Concerning the mentioned use of maxregcount, my understanding is that it will increase register spill instead of reducing it and it is used to hide latencies by using more threads per multiprocessor.

Here’s how maxregcount works. It tells the compiler to use no more than this many registers. This doesn’t necessarily mean that it will cause more spilling. This is non-intuitive, but the main reason is that the compiler can do things other than spilling to reduce the number of registers used (for example, trading ILP for fewer values with overlapping live ranges).

Normally the compiler will try to pick a good value for a register target, but this is based on a heuristic, and you can use maxregcount to override the heuristic. You can also exhaustively explore the space by trying multiple values for maxregcount and picking the value that gives you the best performance.

Yes, it is constant. And no, they are not indexing the same values.

Templates are options, but since this code is running on OpenCL too, I haven’t consider it (but I can ifdef that, of course). However, PRNG sounds like a good idea, thanks. Yet, it remains magic how to find the most registry-wants lines of code. Still not quite good reading .ptx.

Thanks for the help guys ! I really appreciate it.
But still, I believe strongly that nVidia should do more and better tools for the developers if they want CUDA to be used for more complex (in terms of both algorithms and lines of code) applications.

Just be aware that constant memory throughput is only one word per clock. So if all your lanes access the same constant then it’s one clock but the worst case is 32 clocks if each lane accesses a different address in the .const space.
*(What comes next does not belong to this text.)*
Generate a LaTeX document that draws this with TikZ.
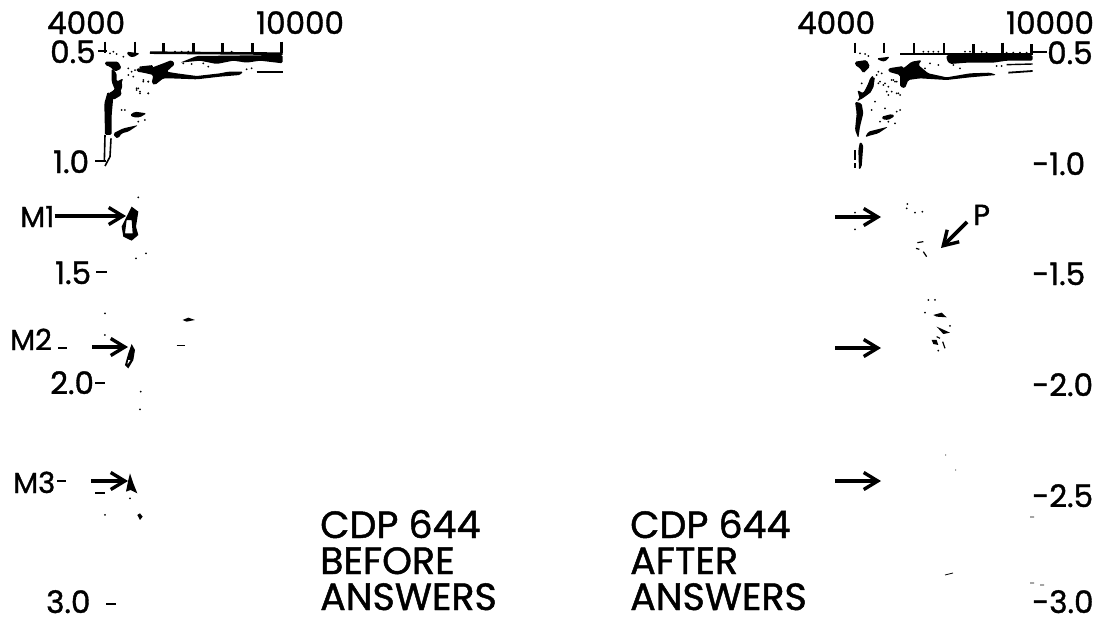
\documentclass[tikz,border=0pt]{standalone}
\usepackage{fontspec}
\setmainfont{Poppins}[FakeBold=1.2]
\usetikzlibrary{arrows.meta}
\tikzset{
 lab/.style={anchor=base west,inner sep=0pt,font=\fontsize{31}{31}\selectfont},
 mlab/.style={anchor=base west,inner sep=0pt,font=\fontsize{29}{29}\selectfont},
 big/.style={anchor=base west,inner sep=0pt,font=\fontsize{38}{38}\selectfont},
 arr/.style={line width=3.6pt,-{Straight Barb[length=14pt,width=17pt,line width=3.4pt]}},
 ink/.style={fill=black,draw=none,rounded corners=1.5pt},
 tk/.style={line width=2.8pt},
 zoomed/.style={x=0.3333pt,y=-0.3333pt}
}
\newcommand{\specks}[1]{\foreach \p/\q in {#1}{\fill (\p,\q) circle[radius=3];}}
\begin{document}
\begin{tikzpicture}[x=1pt,y=-1pt]
\useasboundingbox (0,0) rectangle (1112,622);
% left labels
\node[lab] (a4) at (47,34) {4000};
\node[lab] (a10) at (256,34) {10000};
\node[lab] (a05) at (50,63) {0.5};
\node[lab] (a10b) at (53,173) {1.0};
\node[lab] (a15) at (55,284) {1.5};
\node[lab] (a20) at (50,394) {2.0};
\node[lab] (a30) at (46,613) {3.0};
\node[mlab] (m1) at (20,227) {M1};
\node[mlab] (m2) at (10,350) {M2};
\node[mlab] (m3) at (13,493) {M3};
\foreach \a/\b/\c in {98/107/51,95/106/161,96/107/272,58/67/348,95/105/383,57/66/481,95/105/493,106/116/604}
  \draw[tk] (\a,\c) -- (\b,\c);
% left arrows
\coordinate (t1) at (126,216); \coordinate (t2) at (128,347); \coordinate (t3) at (128,481);
\coordinate (s2) at (92,347); \coordinate (s3) at (91,481);
\draw[arr] (m1.east |- t1) -- (t1);
\draw[arr] (s2) -- (t2);
\draw[arr] (s3) -- (t3);
% left band: zoom coordinates
\begin{scope}[shift={(100,40)},zoomed]
\foreach \x/\y in {15/5,105/5,190/10,280/10,368/10,458/10,545/5} \draw[line width=2.8pt] (\x,\y) -- (\x,38);
\draw[line width=2.6pt] (150,38) -- (548,41);
\fill[ink] (240,68) -- (290,48) -- (548,45) -- (548,70) -- (480,62) -- (440,68) -- (400,62) -- (350,72) -- (300,62) -- cycle;
\fill[ink] (110,85) -- (150,85) -- (190,70) -- (215,60) -- (225,72) -- (200,95) -- (230,100) -- (290,108) -- (360,100) -- (385,95) -- (430,95) -- (420,105) -- (360,110) -- (290,118) -- (210,115) -- (190,115) -- (165,135) -- (155,130) -- (160,105) -- (130,98) -- (110,95) -- cycle;
\draw[line width=1.8pt] (470,95) -- (548,95);
\fill[ink] (15,65) -- (55,65) -- (65,85) -- (45,95) -- (30,80) -- (15,75) -- cycle;
\fill[ink] (35,85) -- (50,100) -- (50,125) -- (70,115) -- (60,140) -- (65,165) -- (40,180) -- (25,160) -- (45,150) -- (35,125) -- cycle;
\fill[ink] (80,35) -- (120,40) -- (100,52) -- (85,48) -- cycle;
\specks{30/40,40/35,50/42,70/50,85/85,95/95,100/110,130/125,145/125,110/145,120/155,145/160,225/35,245/35,265/35,395/35,250/70,275/72,310/70,325/80,440/88,455/85,210/80}
\end{scope}
% left column: zoom coordinates
\begin{scope}[shift={(95,60)},zoomed]
\fill[ink] (80,60) -- (82,85) -- (60,110) -- (45,100) -- (62,85) -- cycle;
\fill[ink] (38,95) -- (55,110) -- (50,165) -- (50,225) -- (30,225) -- (28,130) -- cycle;
\fill[ink] (55,220) -- (75,210) -- (85,205) -- (130,195) -- (100,215) -- (80,220) -- (70,235) -- (60,232) -- cycle;
\fill[ink] (105,165) -- (120,155) -- (155,160) -- (135,172) -- (115,172) -- cycle;
\fill[ink] (130,20) -- (175,15) -- (170,35) -- (140,30) -- cycle;
\draw[line width=1.6pt] (30,225) -- (28,305);
\draw[line width=1.6pt] (48,235) -- (45,290) -- (30,318);
\specks{125/90,130/85,135/100,145/60,160/65,160/100,80/150,90/150,130/185,150/180,100/45,120/30}
\end{scope}
% M blobs: zoom coordinates
\begin{scope}[shift={(0,190)},zoomed]
\fill[black,even odd rule] (395,50) -- (415,65) -- (408,110) -- (415,135) -- (395,152) -- (370,140) -- (365,110) -- (385,70) -- cycle (380,90) -- (395,90) -- (398,130) -- (375,130) -- cycle;
\fill[black,even odd rule] (395,462) -- (405,480) -- (400,510) -- (385,535) -- (375,525) -- (385,490) -- cycle (384,510) -- (392,510) -- (382,525) -- cycle;
\fill[black] (390,850) -- (400,880) -- (412,910) -- (392,900) -- (378,905) -- (385,870) -- cycle;
\specks{415/22,408/205,438/190,315/370,315/435,422/605,420/658,315/975,390/925}
\fill[black] (548,390) -- (565,383) -- (585,390) -- (560,395) -- cycle;
\draw[line width=.7pt] (530,465) -- (555,465);
\fill[black] (412,975) -- (420,970) -- (428,980) -- (420,990) -- cycle;
\end{scope}
% bottom titles
\node[big] (b1) at (320,538) {CDP 644};
\node[big] (b2) at (320,574) {BEFORE};
\node[big] (b3) at (320,610) {ANSWERS};
\node[big] (c1) at (630,538) {CDP 644};
\node[big] (c2) at (630,574) {AFTER};
\node[big] (c3) at (630,610) {ANSWERS};
% right labels
\node[lab] (r4) at (797,34) {4000};
\node[lab] (r10) at (1006,34) {10000};
\node[lab] (r05) at (1047,64) {0.5};
\foreach \n/\t/\y in {r1/-1.0/175,r2/-1.5/285,r3/-2.0/396,r5/-2.5/507,r6/-3.0/613}
  \node[lab] (\n) at (1032,\y) {\t};
\node[mlab] (p) at (973,225) {P};
% right arrows
\coordinate (u1) at (835,217); \coordinate (v1) at (881,217);
\coordinate (u2) at (835,348); \coordinate (v2) at (881,348);
\coordinate (u3) at (835,481); \coordinate (v3) at (881,481);
\coordinate (pt) at (941,248); \coordinate (pf) at (967,222);
\draw[arr] (u1) -- (v1);
\draw[arr] (u2) -- (v2);
\draw[arr] (u3) -- (v3);
\draw[arr] (pf) -- (pt);
% right band: zoom coordinates
\begin{scope}[shift={(850,40)},zoomed]
\foreach \x/\y in {15/8,102/8,192/10,282/10,370/12,458/8,545/12} \draw[line width=2.8pt] (\x,\y) -- (\x,38);
\draw[tk] (545,36) -- (590,36);
\draw[line width=2.6pt] (150,42) -- (548,42);
\fill[ink] (290,45) -- (548,45) -- (548,62) -- (470,62) -- (430,68) -- (350,68) -- (300,72) -- (290,60) -- cycle;
\draw[line width=1.4pt] (470,74) -- (548,72);
\draw[line width=1.8pt] (475,98) -- (548,93);
\fill[ink] (115,85) -- (160,85) -- (185,65) -- (215,60) -- (205,75) -- (235,100) -- (290,112) -- (360,100) -- (420,98) -- (440,105) -- (360,112) -- (290,120) -- (210,115) -- (175,120) -- (165,145) -- (150,140) -- (150,105) -- (115,95) -- cycle;
\fill[ink] (15,65) -- (50,60) -- (60,80) -- (40,100) -- (30,85) -- (15,75) -- cycle;
\fill[ink] (65,115) -- (75,110) -- (70,145) -- (50,165) -- (30,180) -- (22,150) -- (40,160) -- (55,130) -- cycle;
\fill[ink] (80,55) -- (120,50) -- (105,65) -- (90,62) -- cycle;
\specks{30/40,45/42,55/48,220/35,235/35,250/35,265/35,345/35,360/35,395/35,410/38,470/38,490/38,510/38,530/38,85/95,95/100,90/125,105/130,130/120,140/125,125/155,145/160,115/140,240/70,265/75,310/75,330/85,210/90,225/85,440/78,455/78}
\end{scope}
% right column: zoom coordinates
\begin{scope}[shift={(845,60)},zoomed]
\fill[ink] (75,55) -- (85,45) -- (80,95) -- (60,110) -- (35,125) -- (45,110) -- (65,85) -- cycle;
\fill[ink] (30,125) -- (50,130) -- (55,160) -- (45,200) -- (40,235) -- (30,210) -- (35,160) -- cycle;
\fill[ink] (45,245) -- (55,255) -- (50,320) -- (42,330) -- (40,270) -- cycle;
\draw[line width=1.2pt] (30,270) -- (30,300) (30,310) -- (30,325);
\fill[ink] (60,232) -- (70,215) -- (130,200) -- (100,220) -- (70,228) -- cycle;
\fill[ink] (110,170) -- (140,162) -- (150,168) -- (130,180) -- (112,178) -- cycle;
\fill[ink] (130,25) -- (175,18) -- (175,40) -- (150,35) -- cycle;
\specks{50/70,95/45,100/70,115/75,125/95,130/105,140/60,150/65,155/100,165/105,90/125,80/150,120/145,155/155,165/150,105/185,130/185,150/190}
\end{scope}
% right specks: zoom coordinates
\begin{scope}[shift={(820,190)},zoomed]
\fill[black] (340,375) -- (365,368) -- (380,382) -- (350,380) -- cycle;
\fill[black] (350,410) -- (390,428) -- (370,432) -- cycle;
\fill[black] (335,450) -- (350,450) -- (355,465) -- (340,462) -- cycle;
\draw[line width=1.2pt] (292,158) -- (310,155) (288,175) -- (298,178) (310,185) -- (320,200) (350,440) -- (360,445) (368,455) -- (375,475);
\specks{262/42,260/55,285/68,307/65,105/68,105/118,325/330,345/330,315/368,390/408,355/482}
\end{scope}
% stray marks
\draw[line width=.8pt] (1030,517) -- (1034,517) (1030,583) -- (1034,583) (945,575) -- (953,573) (945,455) -- (946,455) (955,470) -- (956,470) (1040,585) -- (1044,585);
\end{tikzpicture}
\end{document}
The worst case is quite bad.

Using a texture or shared memory might make more sense.

Alternatively, if the size of your randomly accessed constant array is 32 elements or less you could even use the sm_35 shuffle operation to select a constant from a dedicated register.

This is also useful if your constant array elements are multiples of 32-bits.

You can extend this technique beyond 32 elements by using SELP or PRMT ops before performing the SHFL.